======== DATA SEGMENT ========
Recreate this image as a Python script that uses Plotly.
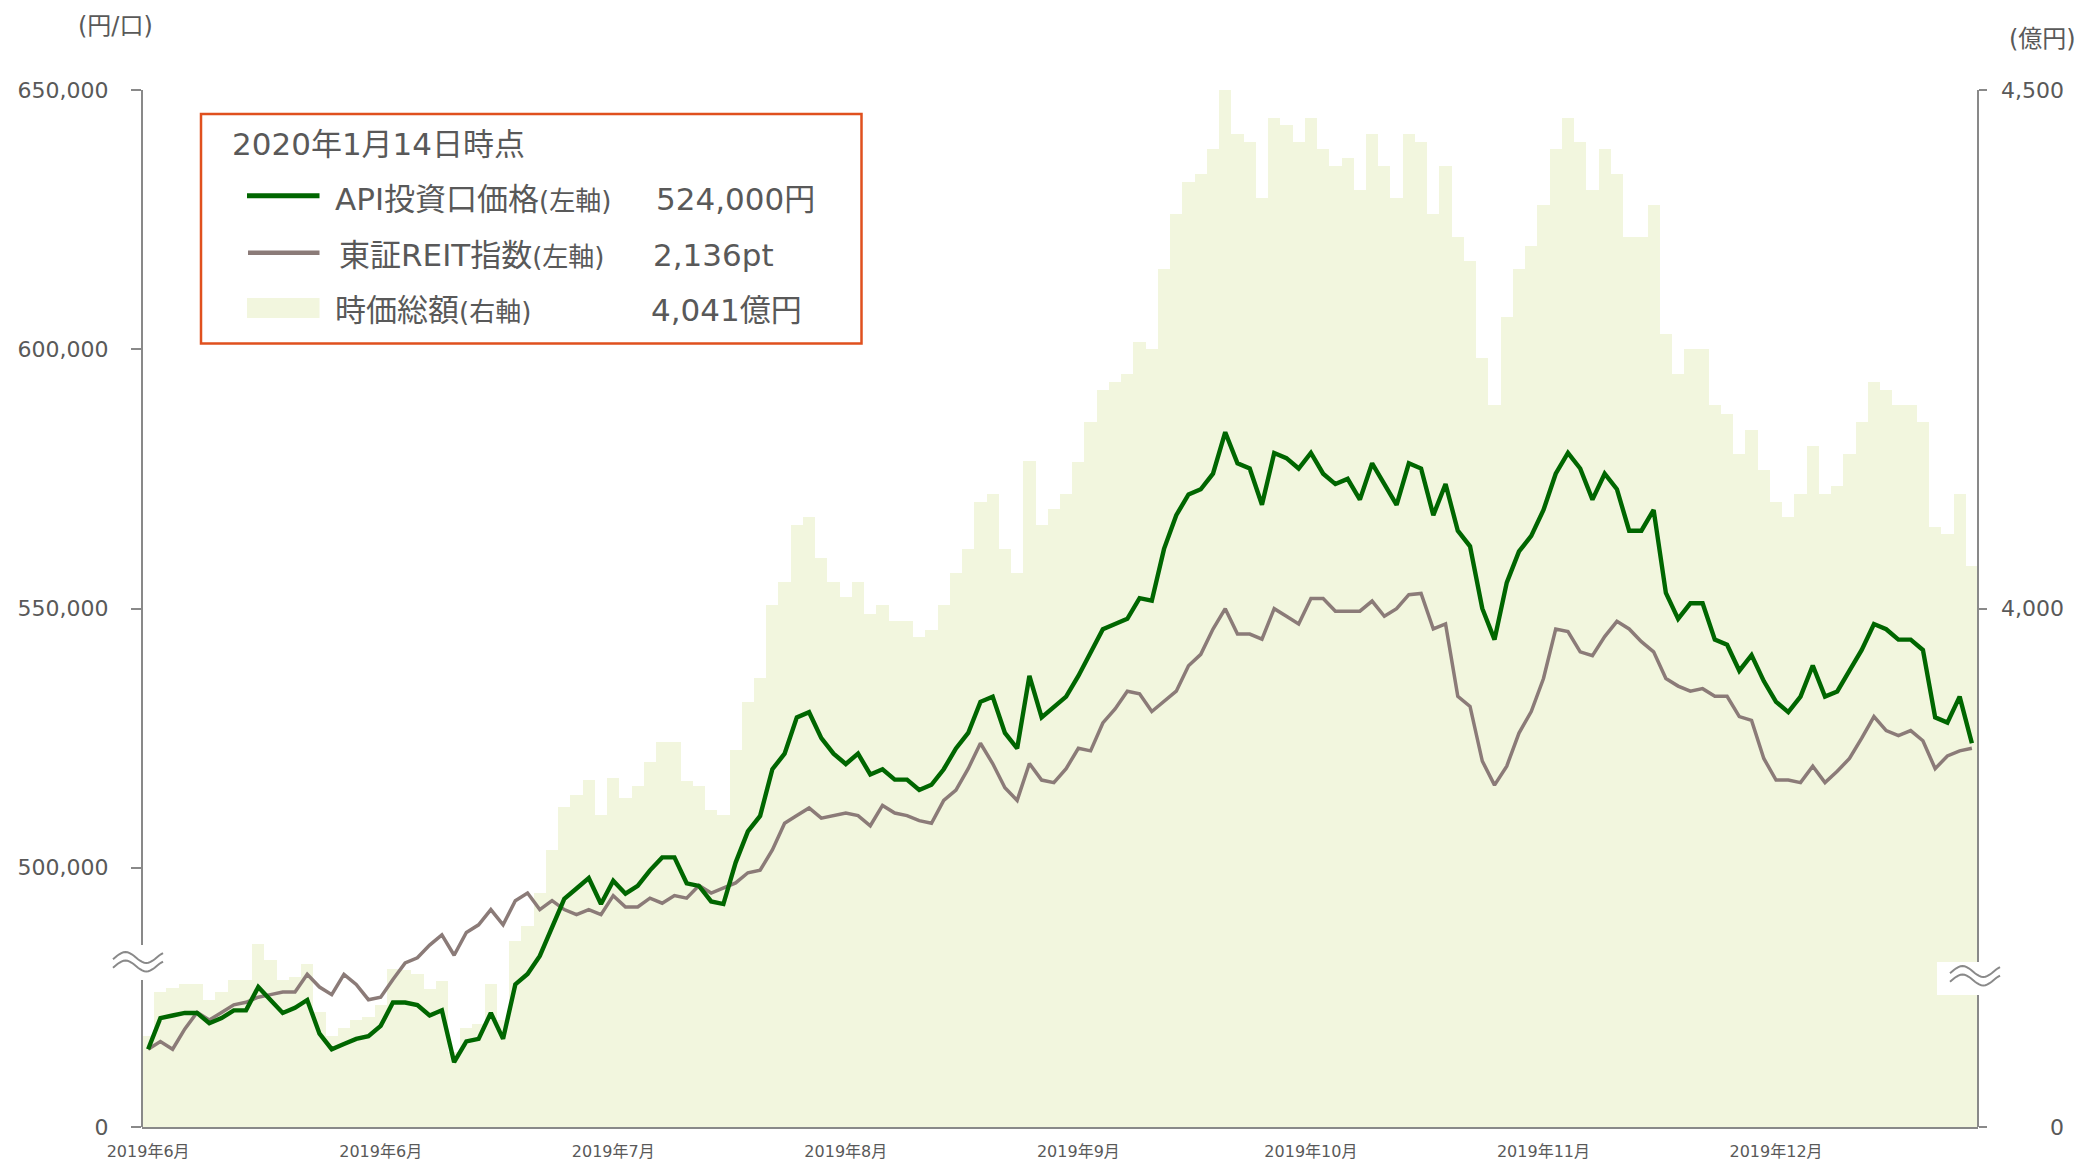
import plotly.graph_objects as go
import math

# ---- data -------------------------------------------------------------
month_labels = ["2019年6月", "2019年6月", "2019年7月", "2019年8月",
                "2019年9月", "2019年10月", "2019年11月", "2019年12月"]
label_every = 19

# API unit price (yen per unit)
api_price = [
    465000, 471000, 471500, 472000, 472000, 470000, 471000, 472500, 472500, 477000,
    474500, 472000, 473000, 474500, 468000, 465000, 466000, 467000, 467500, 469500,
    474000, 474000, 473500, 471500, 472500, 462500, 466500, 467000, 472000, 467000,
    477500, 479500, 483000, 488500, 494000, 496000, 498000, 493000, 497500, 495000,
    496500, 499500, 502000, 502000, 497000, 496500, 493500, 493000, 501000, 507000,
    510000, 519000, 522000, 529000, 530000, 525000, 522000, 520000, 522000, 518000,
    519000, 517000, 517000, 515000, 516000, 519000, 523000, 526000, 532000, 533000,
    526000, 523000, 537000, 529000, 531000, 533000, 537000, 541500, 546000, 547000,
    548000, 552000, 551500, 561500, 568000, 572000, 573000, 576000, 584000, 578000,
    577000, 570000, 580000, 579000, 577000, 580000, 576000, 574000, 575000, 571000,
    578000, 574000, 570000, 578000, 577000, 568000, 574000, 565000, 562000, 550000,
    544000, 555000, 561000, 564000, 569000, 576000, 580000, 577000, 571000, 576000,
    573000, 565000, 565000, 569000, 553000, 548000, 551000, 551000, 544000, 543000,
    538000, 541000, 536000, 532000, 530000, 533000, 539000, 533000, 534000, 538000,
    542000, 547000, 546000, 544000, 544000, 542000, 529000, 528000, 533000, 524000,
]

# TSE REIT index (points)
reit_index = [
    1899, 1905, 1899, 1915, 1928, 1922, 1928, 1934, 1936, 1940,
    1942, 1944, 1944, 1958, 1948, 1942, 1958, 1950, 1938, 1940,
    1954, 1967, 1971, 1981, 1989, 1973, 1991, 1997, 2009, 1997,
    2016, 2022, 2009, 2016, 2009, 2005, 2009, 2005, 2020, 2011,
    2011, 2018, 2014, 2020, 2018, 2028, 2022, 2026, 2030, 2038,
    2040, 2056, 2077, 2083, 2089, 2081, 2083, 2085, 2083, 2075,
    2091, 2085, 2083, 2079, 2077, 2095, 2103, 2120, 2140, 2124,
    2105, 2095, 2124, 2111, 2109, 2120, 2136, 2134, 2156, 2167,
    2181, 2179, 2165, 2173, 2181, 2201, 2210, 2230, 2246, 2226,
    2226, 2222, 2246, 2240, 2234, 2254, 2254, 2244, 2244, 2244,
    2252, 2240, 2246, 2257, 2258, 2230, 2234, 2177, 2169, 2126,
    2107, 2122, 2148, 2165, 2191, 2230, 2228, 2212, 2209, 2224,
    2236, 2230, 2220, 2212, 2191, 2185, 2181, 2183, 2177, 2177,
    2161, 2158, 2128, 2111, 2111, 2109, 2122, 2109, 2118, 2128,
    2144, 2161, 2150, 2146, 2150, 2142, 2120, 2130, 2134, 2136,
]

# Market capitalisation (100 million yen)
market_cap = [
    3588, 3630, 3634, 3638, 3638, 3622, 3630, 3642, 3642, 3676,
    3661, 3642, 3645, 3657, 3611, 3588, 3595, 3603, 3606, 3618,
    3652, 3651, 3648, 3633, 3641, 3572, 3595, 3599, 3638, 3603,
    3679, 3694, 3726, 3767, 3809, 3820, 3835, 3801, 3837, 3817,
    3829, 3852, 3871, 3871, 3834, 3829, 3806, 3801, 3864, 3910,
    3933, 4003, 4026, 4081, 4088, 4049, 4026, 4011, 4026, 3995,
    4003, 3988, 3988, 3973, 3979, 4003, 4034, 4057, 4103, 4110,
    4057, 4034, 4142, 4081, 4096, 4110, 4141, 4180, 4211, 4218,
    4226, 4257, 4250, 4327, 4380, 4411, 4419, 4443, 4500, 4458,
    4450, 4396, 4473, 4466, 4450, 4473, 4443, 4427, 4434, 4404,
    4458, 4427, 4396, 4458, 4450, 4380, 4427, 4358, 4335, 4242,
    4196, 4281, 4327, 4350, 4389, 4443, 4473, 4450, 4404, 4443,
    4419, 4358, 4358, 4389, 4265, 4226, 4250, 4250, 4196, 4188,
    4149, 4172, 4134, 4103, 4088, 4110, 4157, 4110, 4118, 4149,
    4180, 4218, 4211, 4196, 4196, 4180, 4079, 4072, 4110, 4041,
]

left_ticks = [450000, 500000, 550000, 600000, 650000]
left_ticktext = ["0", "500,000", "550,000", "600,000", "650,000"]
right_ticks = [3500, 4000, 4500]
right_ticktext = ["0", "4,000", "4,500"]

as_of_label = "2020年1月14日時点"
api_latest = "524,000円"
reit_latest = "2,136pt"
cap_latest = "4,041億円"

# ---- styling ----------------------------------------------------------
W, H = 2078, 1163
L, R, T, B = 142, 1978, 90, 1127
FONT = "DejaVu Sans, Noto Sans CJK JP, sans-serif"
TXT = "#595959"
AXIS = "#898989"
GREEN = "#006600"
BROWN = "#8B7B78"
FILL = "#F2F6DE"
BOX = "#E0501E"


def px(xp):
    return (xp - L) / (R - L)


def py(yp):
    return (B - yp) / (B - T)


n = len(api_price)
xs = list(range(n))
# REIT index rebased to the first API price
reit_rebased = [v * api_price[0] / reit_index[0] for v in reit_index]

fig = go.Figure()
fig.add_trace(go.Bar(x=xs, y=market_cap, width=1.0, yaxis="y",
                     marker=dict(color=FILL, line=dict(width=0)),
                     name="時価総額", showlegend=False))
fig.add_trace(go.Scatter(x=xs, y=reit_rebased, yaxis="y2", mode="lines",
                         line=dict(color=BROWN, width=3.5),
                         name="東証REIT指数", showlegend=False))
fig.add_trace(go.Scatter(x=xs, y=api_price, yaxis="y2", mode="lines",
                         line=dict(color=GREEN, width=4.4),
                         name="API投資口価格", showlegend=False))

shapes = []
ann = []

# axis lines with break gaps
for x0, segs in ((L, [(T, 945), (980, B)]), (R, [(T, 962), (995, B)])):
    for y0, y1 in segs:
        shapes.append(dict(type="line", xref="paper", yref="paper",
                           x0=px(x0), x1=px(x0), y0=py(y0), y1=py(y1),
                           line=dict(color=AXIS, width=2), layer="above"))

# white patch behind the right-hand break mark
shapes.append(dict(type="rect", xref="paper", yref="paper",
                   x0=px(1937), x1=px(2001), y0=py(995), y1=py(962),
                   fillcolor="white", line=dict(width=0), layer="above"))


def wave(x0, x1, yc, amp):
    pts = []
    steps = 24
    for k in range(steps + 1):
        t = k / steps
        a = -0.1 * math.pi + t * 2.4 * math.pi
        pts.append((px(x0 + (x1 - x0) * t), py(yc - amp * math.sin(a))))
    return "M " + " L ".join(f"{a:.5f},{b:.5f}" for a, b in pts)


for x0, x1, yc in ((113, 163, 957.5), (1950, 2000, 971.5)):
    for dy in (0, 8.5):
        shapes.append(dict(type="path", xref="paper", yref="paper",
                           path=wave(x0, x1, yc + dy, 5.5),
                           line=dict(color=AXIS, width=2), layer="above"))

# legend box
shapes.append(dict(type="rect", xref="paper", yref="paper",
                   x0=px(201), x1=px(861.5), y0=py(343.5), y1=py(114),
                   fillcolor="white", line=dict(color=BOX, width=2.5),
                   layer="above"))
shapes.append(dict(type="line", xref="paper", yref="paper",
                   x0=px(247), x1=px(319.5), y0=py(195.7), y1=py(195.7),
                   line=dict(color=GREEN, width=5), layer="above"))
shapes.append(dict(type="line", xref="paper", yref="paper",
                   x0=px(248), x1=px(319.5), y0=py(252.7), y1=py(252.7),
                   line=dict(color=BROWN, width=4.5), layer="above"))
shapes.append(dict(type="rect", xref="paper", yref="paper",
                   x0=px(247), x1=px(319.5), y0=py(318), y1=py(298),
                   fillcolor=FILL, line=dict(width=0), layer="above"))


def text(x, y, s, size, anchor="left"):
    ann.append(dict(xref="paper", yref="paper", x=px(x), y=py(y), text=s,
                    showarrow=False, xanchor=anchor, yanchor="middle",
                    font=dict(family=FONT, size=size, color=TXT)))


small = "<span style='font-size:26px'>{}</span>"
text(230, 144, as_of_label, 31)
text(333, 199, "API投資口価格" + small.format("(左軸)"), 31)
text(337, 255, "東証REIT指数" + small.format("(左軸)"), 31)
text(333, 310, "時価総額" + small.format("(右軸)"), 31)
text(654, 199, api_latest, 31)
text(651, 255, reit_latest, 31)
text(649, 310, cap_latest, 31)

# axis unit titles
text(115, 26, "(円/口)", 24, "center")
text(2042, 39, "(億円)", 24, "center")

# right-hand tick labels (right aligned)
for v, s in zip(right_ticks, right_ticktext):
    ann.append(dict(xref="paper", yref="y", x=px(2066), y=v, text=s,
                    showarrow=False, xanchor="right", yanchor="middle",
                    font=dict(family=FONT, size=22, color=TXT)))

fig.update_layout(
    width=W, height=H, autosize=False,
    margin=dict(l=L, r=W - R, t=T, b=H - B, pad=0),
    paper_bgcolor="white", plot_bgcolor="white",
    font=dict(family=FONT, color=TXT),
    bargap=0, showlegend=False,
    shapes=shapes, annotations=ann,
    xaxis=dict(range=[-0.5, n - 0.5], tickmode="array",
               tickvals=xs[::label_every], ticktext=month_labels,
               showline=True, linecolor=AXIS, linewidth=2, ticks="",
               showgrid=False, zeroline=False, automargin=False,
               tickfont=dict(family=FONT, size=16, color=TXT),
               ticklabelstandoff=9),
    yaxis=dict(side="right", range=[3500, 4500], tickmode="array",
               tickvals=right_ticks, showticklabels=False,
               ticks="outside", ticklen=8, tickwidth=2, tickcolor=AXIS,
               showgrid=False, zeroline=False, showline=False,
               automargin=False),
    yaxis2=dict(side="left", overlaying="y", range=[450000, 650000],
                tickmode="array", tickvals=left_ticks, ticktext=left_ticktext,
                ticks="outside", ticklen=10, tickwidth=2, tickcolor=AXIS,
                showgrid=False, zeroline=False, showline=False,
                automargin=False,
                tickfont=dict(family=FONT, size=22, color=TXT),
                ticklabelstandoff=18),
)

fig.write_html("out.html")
========
Exactly reproduce the run of lines from the start of the listing through the line with "import math", inclusive; pictures are not copied.

*ANSWER TO THE EXERCISE*.
Recreate this image as a Python script that uses Plotly.
import plotly.graph_objects as go
import math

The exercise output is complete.